Tuesday, August 3, 2010 - 11:10 AM

COS 16-10: Extracellular enzyme responses to litter and rainfall manipulations in a lowland tropical forest

Samantha A. Weintraub, University of Colorado, William R. Wieder, Institute of Arctic and Alpine Research, University of Colorado at Boulder, Cory C. Cleveland, University of Montana, and Alan R. Townsend, University of Colorado, Boulder.
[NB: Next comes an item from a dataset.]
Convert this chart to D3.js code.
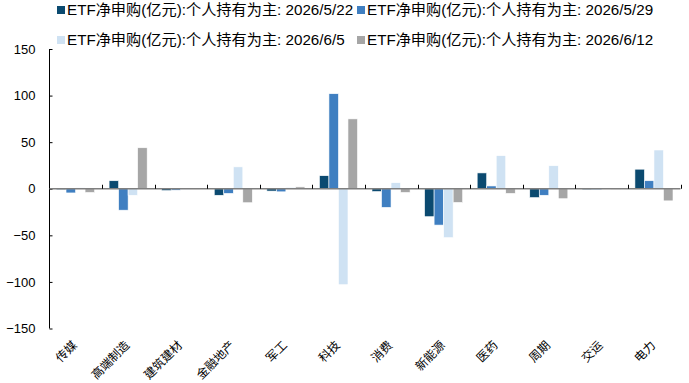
<!DOCTYPE html>
<html><head><meta charset="utf-8">
<script src="https://cdn.jsdelivr.net/npm/d3@7"></script>
<style>
html,body{margin:0;padding:0;background:#fff;}
svg{display:block;}
text{font-family:"Liberation Sans","Noto Sans CJK SC",sans-serif;fill:#000;}
</style></head>
<body>
<script>
const categories = ["传媒","高端制造","建筑建材","金融地产","军工","科技","消费","新能源","医药","周期","交运","电力"];
const seriesNames = [
  "ETF净申购(亿元):个人持有为主: 2026/5/22",
  "ETF净申购(亿元):个人持有为主: 2026/5/29",
  "ETF净申购(亿元):个人持有为主: 2026/6/5",
  "ETF净申购(亿元):个人持有为主: 2026/6/12"
];
const s0522 = [-1, 8.6, -2, -7, -2.5, 14, -3, -30, 17, -9.5, -1, 21];
const s0529 = [-4.5, -23, -1.5, -5, -3.3, 102, -20, -39, 3, -7, -1, 8.6];
const s0605 = [1, -7, -1, 23.5, 1.5, -103, 6.5, -52.5, 35.5, 24.7, 0.5, 41.6];
const s0612 = [-4, 44, -0.5, -15, 2, 75, -4, -14.7, -5, -10.7, -0.5, -13];
const seriesValues = [s0522, s0529, s0605, s0612];
const yTicks = [-150, -100, -50, 0, 50, 100, 150];
const colors = ["#0b4a70", "#3f7fc1", "#cfe2f3", "#a6a6a6"];

const W = 689, H = 383;
const svg = d3.select("body").append("svg").attr("width", W).attr("height", H);

const x = d3.scaleBand().domain(categories).range([49.5, 680.5]).padding(0);
const bw = x.bandwidth();
const x1 = d3.scaleBand().domain(d3.range(4)).range([7, bw - 7.5]).padding(0);
const y = d3.scaleLinear().domain([-150, 150]).range([328.5, 49]);

// bars
seriesValues.forEach((vals, si) => {
  svg.append("g").selectAll("rect").data(vals).enter().append("rect")
    .attr("x", (d, i) => x(categories[i]) + x1(si))
    .attr("width", x1.bandwidth())
    .attr("y", d => y(Math.max(0, d)))
    .attr("height", d => Math.abs(y(d) - y(0)))
    .attr("fill", colors[si])
    .attr("stroke", "#fff").attr("stroke-width", 0.6);
});

// y axis
const yAxis = d3.axisLeft(y).tickValues(yTicks).tickSize(-3).tickPadding(14).tickFormat(d3.format("d"));
const gy = svg.append("g").attr("transform", "translate(49.5,0)").call(yAxis);
gy.select(".domain").attr("stroke", "#000").attr("d", `M-0,${y(150)}H0V${y(-150)}H-0`);
gy.selectAll(".tick line").attr("stroke", "#000");
gy.selectAll(".tick text").style("font-size", "13px").attr("fill", "#000");

// zero axis with category boundary ticks
const gx = svg.append("g").attr("transform", `translate(0,${y(0)})`);
gx.append("line").attr("x1", 49.5).attr("x2", 680.5).attr("y1", 0).attr("y2", 0)
  .attr("stroke", "#7f7f7f").attr("stroke-width", 1.5);
gx.selectAll("line.b").data(categories).enter().append("line")
  .attr("x1", (d, i) => Math.round(x(d) + bw) + 0.5)
  .attr("x2", (d, i) => Math.round(x(d) + bw) + 0.5)
  .attr("y1", -4).attr("y2", 0).attr("stroke", "#000");

// category labels
svg.append("g").selectAll("text").data(categories).enter().append("text")
  .attr("transform", d => `translate(${x(d) + bw / 2 - 1},${343}) rotate(-45)`)
  .attr("text-anchor", "end")
  .attr("dy", "0.35em")
  .style("font-size", "12px")
  .text(d => d);

// legend
const legPos = [[57, 10], [357, 10], [57, 40], [357, 40]];
seriesNames.forEach((n, i) => {
  const g = svg.append("g").attr("transform", `translate(${legPos[i][0]},${legPos[i][1]})`);
  g.append("rect").attr("x", 0).attr("y", -4).attr("width", 8).attr("height", 8).attr("fill", colors[i]);
  g.append("text").attr("x", 10).attr("y", 0).attr("dy", "0.35em").style("font-size", "15.2px").text(n);
});
</script>
</body></html>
Background/Question/Methods

Organic matter mineralization is among the most fundamental of ecosystem processes.  Such mineralization occurs via extracellular enzyme activity (EEA), a collective term for the action of a wide variety of enzymes that cleave, hydrolyze or otherwise degrade organic molecules in litter and soils.  Given the central roles of such enzymes in carbon and nutrient cycling, resolution of the major controls over EEA can be important to understanding ecosystem responses to a changing environment.  Past work shows that both biotic and abiotic drivers can alter EEA, and that, for example, the activity of nutrient-liberating enzymes may be modulated by the availability of that nutrient in the local environment.  As a result, EEA can help drive plant-soil feedbacks that either magnify or reduce ecosystem responses to a given exogenous driver.  Here, we used an in situ manipulation of both rainfall and litterfall in a lowland tropical forest to explore how changes in climate and organic matter inputs to soils would alter EEA for a suite of enzymes key to C, N and P cycling.   
Results/Conclusions

The experiment was carried out in a forest located in the NW portion of the Osa Peninsula in Costa Rica.  The site receives > 5,000 mm of rain each year, in a strongly seasonal pattern.  Manipulation plots included control, no litter, double litter, and two levels of rainfall removal:  25% and 50%, respectively, below ambient.  Measurements of EEA for three C-degrading enzymes (xylosidase, β-1,4-glucosidase and cellobiohydrolase), two involved in N cycling (β-1,4-N-acetylglucosaminidase and leucine aminopeptidase), and one in P mineralization (acid phosphatase) showed that all six enzyme activities:  1) increased between the late dry and early wet season, and then stayed relatively constant throughout the rainy season; and 2) increased substantially in double-litter plots.  Interestingly, despite the seasonal trends, rainfall exclusion had no significant effects on EEA, nor did litter removal, despite substantial losses in total organic matter in such plots.   Finally, we found that in litter addition plots, EEA increased much more than did microbial biomass, suggesting a higher specific activity in organic-matter rich plots.  Data from other work in these plots show a concomitant shift in microbial community structure, which may partially account for the changes in both EEA and its specific activity.